In the Tramway, Aramayo, an Australian horse from British bloodlines, who won a pair of Group Ones in Singapore, running for a trainer and jockey from New Zealand, was closing the margin down on the line having been left with plenty to do. The margin was decisive, and James McDonald was kind to Zaaki in the run home, but against the clock he wasn't much more impressive than Think It Over; something of a home-grown Zaaki. 

Older gelding Zaaki has improved 6lbs in 2021 to much fanfare. Older gelding Think It Over has gone from 110 to 120 in that time - to relatively little fanfare.

Improvement of 10lbs, three Group wins including the Ryder, and a rating of 118 on Saturday says he may not be done just yet. Zaaki is the better performed horse but Think It Over, a horse beaten in a string of handicaps off marks of 58, 60, 67 and 85, seems no less remarkable in his transformation. 

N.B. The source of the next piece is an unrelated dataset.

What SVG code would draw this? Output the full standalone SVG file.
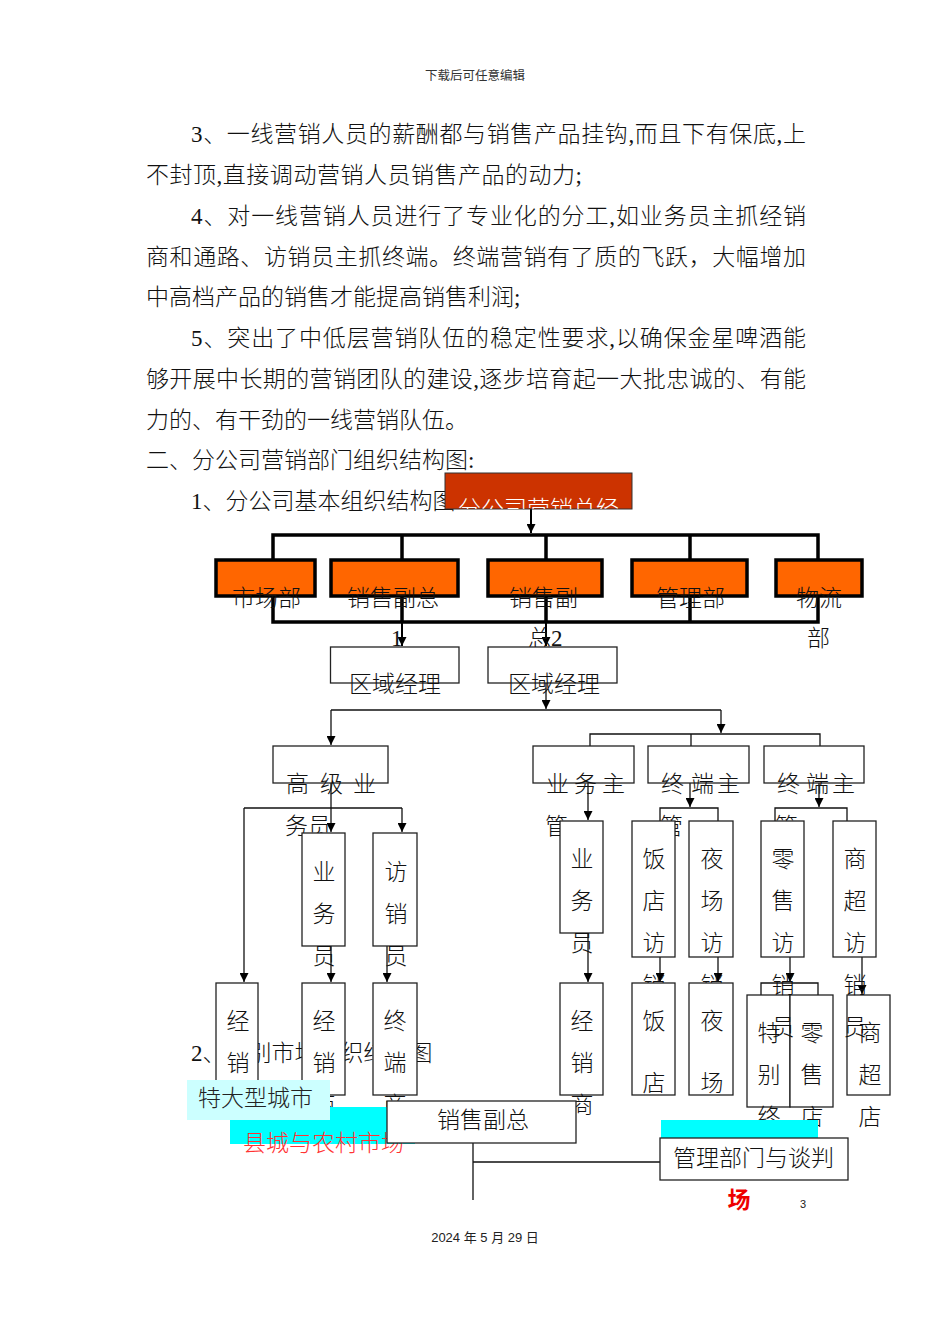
<svg xmlns="http://www.w3.org/2000/svg" width="950" height="1344" viewBox="0 0 950 1344">
<defs>
<style>
.b{font-family:"Liberation Serif","Noto Sans CJK SC",sans-serif;font-size:23px;fill:#111;font-weight:300}
.c{text-anchor:middle}
.thin{fill:none;stroke:#111;stroke-width:1.3}
.mid{fill:none;stroke:#000;stroke-width:2}
.thick{fill:none;stroke:#000;stroke-width:3.5}
.box{fill:#fff;stroke:#222;stroke-width:1.3}
.or{fill:#FF6600;stroke:#000;stroke-width:3.5}
.arr{marker-end:url(#ah)}
</style>
<marker id="ah" viewBox="0 0 10 10" refX="10" refY="5" markerWidth="9" markerHeight="9" markerUnits="userSpaceOnUse" orient="auto"><path d="M0,0 L10,5 L0,10 z" fill="#000"/></marker>
<clipPath id="topclip"><rect x="445" y="473" width="187" height="36"/></clipPath>
</defs>
<rect width="950" height="1344" fill="#fff"/>

<g id="page-text">
<text x="475" y="80" text-anchor="middle" style="font-family:'Noto Sans CJK SC',sans-serif;font-size:12.5px;fill:#333">下载后可任意编辑</text>
<text class="b" x="191" y="142" textLength="615" lengthAdjust="spacing">3、一线营销人员的薪酬都与销售产品挂钩,而且下有保底,上</text>
<text class="b" x="146" y="183" textLength="436" lengthAdjust="spacing">不封顶,直接调动营销人员销售产品的动力;</text>
<text class="b" x="191" y="224" textLength="615" lengthAdjust="spacing">4、对一线营销人员进行了专业化的分工,如业务员主抓经销</text>
<text class="b" x="146" y="265" textLength="660" lengthAdjust="spacing">商和通路、访销员主抓终端。终端营销有了质的飞跃，大幅增加</text>
<text class="b" x="146" y="305">中高档产品的销售才能提高销售利润;</text>
<text class="b" x="191" y="346" textLength="615" lengthAdjust="spacing">5、突出了中低层营销队伍的稳定性要求,以确保金星啤酒能</text>
<text class="b" x="146" y="387" textLength="660" lengthAdjust="spacing">够开展中长期的营销团队的建设,逐步培育起一大批忠诚的、有能</text>
<text class="b" x="146" y="428">力的、有干劲的一线营销队伍。</text>
<text class="b" x="146" y="468">二、分公司营销部门组织结构图:</text>
<text class="b" x="191" y="509">1、分公司基本组织结构图</text>
<text class="b" x="191" y="1061">2、特别市场组织结构图</text>
</g>

<g id="connectors">
<path class="mid arr" d="M531,509 V533"/>
<path class="thick" d="M273,559 V535 H818 V559 M402,535 V559 M546,535 V559 M690,535 V559"/>
<path class="thick" d="M273,597 V622 H818 V597 M690,597 V622 M402,597 V622 M546,597 V622"/>
<path class="mid arr" d="M402,622 V646"/>
<path class="mid arr" d="M546,622 V646"/>
<path class="thin arr" d="M546,683 V709"/>
<path class="thin" d="M331,710 H721"/>
<path class="thin arr" d="M331,710 V745"/>
<path class="thin arr" d="M721,710 V733"/>
<path class="thin" d="M590,746 V734 H820 V746 M691,734 V746"/>
<path class="thin arr" d="M331,783 V832"/>
<path class="thin" d="M244,808 H402"/>
<path class="thin arr" d="M244,808 V982"/>
<path class="thin arr" d="M402,808 V832"/>
<path class="thin arr" d="M331,946 V982"/>
<path class="thin arr" d="M387,946 V982"/>
<path class="thin arr" d="M588,783 V820"/>
<path class="thin arr" d="M690,783 V807"/>
<path class="thin arr" d="M819,783 V807"/>
<path class="thin" d="M660,821 V808 H718 V821 M775,821 V808 H847 V821"/>
<path class="thin arr" d="M588,933 V982"/>
<path class="thin arr" d="M660,957 V982"/>
<path class="thin arr" d="M718,957 V982"/>
<path class="thin arr" d="M790,957 V982"/>
<path class="thin" d="M761,995 V983 H818 V995"/>
<path class="thin arr" d="M862,957 V994"/>
<path class="thin" d="M473,1143 V1200 M473,1162 H660"/>
</g>

<g id="n-total">
<rect x="445" y="473" width="187" height="36" fill="#CC3300" stroke="#333" stroke-width="1"/>
<text class="b" x="458" y="517" clip-path="url(#topclip)" style="fill:#fff">分公司营销总经</text>
</g>
<g id="n-market"><rect class="or" x="216" y="560" width="99" height="36"/><text class="b" x="232" y="606">市场部</text></g>
<g id="n-vp1"><rect class="or" x="331" y="560" width="127" height="36"/><text class="b" x="347" y="606">销售副总</text><text class="b" x="391" y="646">1</text></g>
<g id="n-vp2"><rect class="or" x="488" y="560" width="114" height="36"/><text class="b" x="509" y="606">销售副</text><text class="b" x="528" y="646">总2</text></g>
<g id="n-admin"><rect class="or" x="632" y="560" width="115" height="36"/><text class="b" x="656" y="606">管理部</text></g>
<g id="n-logistics"><rect class="or" x="776" y="560" width="86" height="36"/><text class="b" x="796" y="606">物流</text><text class="b" x="807" y="646">部</text></g>

<g id="n-rm1"><rect class="box" x="330.5" y="647" width="128.5" height="36"/><text class="b" x="349" y="692">区域经理</text></g>
<g id="n-rm2"><rect class="box" x="488" y="647" width="129" height="36"/><text class="b" x="508" y="692">区域经理</text></g>

<g id="n-senior"><rect class="box" x="273" y="746" width="115" height="37"/><text class="b" x="286 320 353" y="792">高级业</text><text class="b" x="285" y="834">务员</text></g>
<g id="n-bizsup"><rect class="box" x="533" y="746" width="101" height="37"/><text class="b" x="546 574 602" y="792">业务主</text><text class="b" x="545" y="834">管</text></g>
<g id="n-term1"><rect class="box" x="648" y="746" width="101" height="37"/><text class="b" x="661 691 717" y="792">终端主</text><text class="b" x="660" y="834">管</text></g>
<g id="n-term2"><rect class="box" x="764" y="746" width="100" height="37"/><text class="b" x="777 806 832" y="792">终端主</text><text class="b" x="775" y="834">管</text></g>

<g id="n-biz-l"><rect class="box" x="302" y="833" width="43" height="113"/><text class="b c"><tspan x="324" y="880">业</tspan><tspan x="324" y="922">务</tspan><tspan x="324" y="964">员</tspan></text></g>
<g id="n-visit-l"><rect class="box" x="373" y="833" width="44" height="113"/><text class="b c"><tspan x="396" y="880">访</tspan><tspan x="396" y="922">销</tspan><tspan x="396" y="964">员</tspan></text></g>

<g id="n-biz-r"><rect class="box" x="560" y="821" width="43" height="112"/><text class="b c"><tspan x="582" y="867">业</tspan><tspan x="582" y="909">务</tspan><tspan x="582" y="951">员</tspan></text></g>
<g id="n-hotel-v"><rect class="box" x="632" y="821" width="43" height="136"/><text class="b c"><tspan x="654" y="867">饭</tspan><tspan x="654" y="909">店</tspan><tspan x="654" y="951">访</tspan><tspan x="654" y="993">销</tspan></text></g>
<g id="n-night-v"><rect class="box" x="689" y="821" width="44" height="136"/><text class="b c"><tspan x="712" y="867">夜</tspan><tspan x="712" y="909">场</tspan><tspan x="712" y="951">访</tspan><tspan x="712" y="993">销</tspan></text></g>

<g id="n-dist1"><rect class="box" x="216" y="983" width="42" height="112"/><text class="b c"><tspan x="238" y="1029">经</tspan><tspan x="238" y="1071">销</tspan></text></g>
<g id="n-dist2"><rect class="box" x="302" y="983" width="43" height="112"/><text class="b c"><tspan x="324" y="1029">经</tspan><tspan x="324" y="1071">销</tspan><tspan x="324" y="1113">商</tspan></text></g>
<g id="n-termshop"><rect class="box" x="373" y="983" width="44" height="112"/><text class="b c"><tspan x="395" y="1029">终</tspan><tspan x="395" y="1071">端</tspan><tspan x="395" y="1113">商</tspan></text></g>
<g id="n-dist-r"><rect class="box" x="560" y="983" width="43" height="112"/><text class="b c"><tspan x="582" y="1029">经</tspan><tspan x="582" y="1071">销</tspan><tspan x="582" y="1113">商</tspan></text></g>
<g id="n-hotel"><rect class="box" x="632" y="983" width="43" height="112"/><text class="b c"><tspan x="654" y="1029">饭</tspan><tspan x="654" y="1091">店</tspan></text></g>
<g id="n-night"><rect class="box" x="689" y="983" width="44" height="112"/><text class="b c"><tspan x="712" y="1029">夜</tspan><tspan x="712" y="1091">场</tspan></text></g>

<g id="n-special"><rect class="box" x="747" y="995" width="43" height="112"/><text class="b c"><tspan x="769" y="1041">特</tspan><tspan x="769" y="1083">别</tspan><tspan x="769" y="1125">终</tspan></text></g>
<g id="n-retail"><rect class="box" x="790" y="995" width="43" height="112"/><text class="b c"><tspan x="812" y="1041">零</tspan><tspan x="812" y="1083">售</tspan><tspan x="812" y="1125">店</tspan></text></g>
<g id="n-mall"><rect class="box" x="847" y="995" width="43" height="100"/><text class="b c"><tspan x="870" y="1041">商</tspan><tspan x="870" y="1083">超</tspan><tspan x="870" y="1125">店</tspan></text></g>

<g id="n-retail-v"><rect class="box" x="761" y="821" width="43" height="136"/><text class="b c"><tspan x="783" y="867">零</tspan><tspan x="783" y="909">售</tspan><tspan x="783" y="951">访</tspan><tspan x="783" y="993">销</tspan><tspan x="783" y="1035">员</tspan></text></g>
<g id="n-mall-v"><rect class="box" x="833" y="821" width="43" height="136"/><text class="b c"><tspan x="855" y="867">商</tspan><tspan x="855" y="909">超</tspan><tspan x="855" y="951">访</tspan><tspan x="855" y="993">销</tspan><tspan x="855" y="1035">员</tspan></text></g>

<g id="n-mgmt">
<rect x="661" y="1120" width="157" height="18" fill="#00FFFF"/>
<rect class="box" x="660" y="1138" width="188" height="42"/>
<text class="b" x="673" y="1166">管理部门与谈判</text>
<text class="b c" x="739" y="1208" style="fill:#EE0000;font-weight:bold">场</text>
</g>

<g id="n-county">
<rect x="230" y="1107" width="185" height="37" fill="#00FFFF"/>
<text class="b" x="243" y="1151" style="fill:#FF3333">县城与农村市场</text>
</g>
<g id="n-megacity">
<rect x="187" y="1080" width="143" height="40" fill="#CCFFFF"/>
<text class="b" x="198" y="1106" style="fill:#222">特大型城市</text>
</g>
<g id="n-vp-bottom">
<rect class="box" x="387" y="1101" width="189" height="42"/>
<text class="b" x="437" y="1128">销售副总</text>
</g>

<g id="footer">
<text x="803" y="1208" text-anchor="middle" style="font-family:'Liberation Sans',sans-serif;font-size:11px;fill:#222">3</text>
<text x="485" y="1242" text-anchor="middle" style="font-family:'Liberation Sans','Noto Sans CJK SC',sans-serif;font-size:13px;fill:#222">2024 年 5 月 29 日</text>
</g>
</svg>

In an essay following his famous book, The Black Swan, Nassim Taleb states, "You cannot doubt everything and function; you cannot believe everything and survive."

Regardless of how and why, and our imperfect understanding of that, Zaaki has improved and won four of his six starts in Australia impressively. We don't doubt that, but do we believe the hype that now has him priced inside 2/1 in a Cox Plate where he will take on all together different opposition? 

If we were to believe that he hasn't improved an inch, then Gold Trip, fourth in the Arc and arguably unlucky not to have won a pair of Group Ones in France this year, must be at least his equal based on their European exploits.

The here-and-now factor is valuable, but valuable enough to see Zaaki is priced up around 4x as likely as Gold Trip in early markets?   

Zaaki is now priced up as more than 3x as likely as Verry Elleegant in Cox Plate markets. Again, the here-and-now matters, and Zaaki's 124 on Saturday is better than Verry Elleegant's 113-rated return, but horses are more than just one run, one rating. 

Horses are an array of ratings and achievements. Verry Elleegant has achieved plenty and stared down bigger dogs than Zaaki.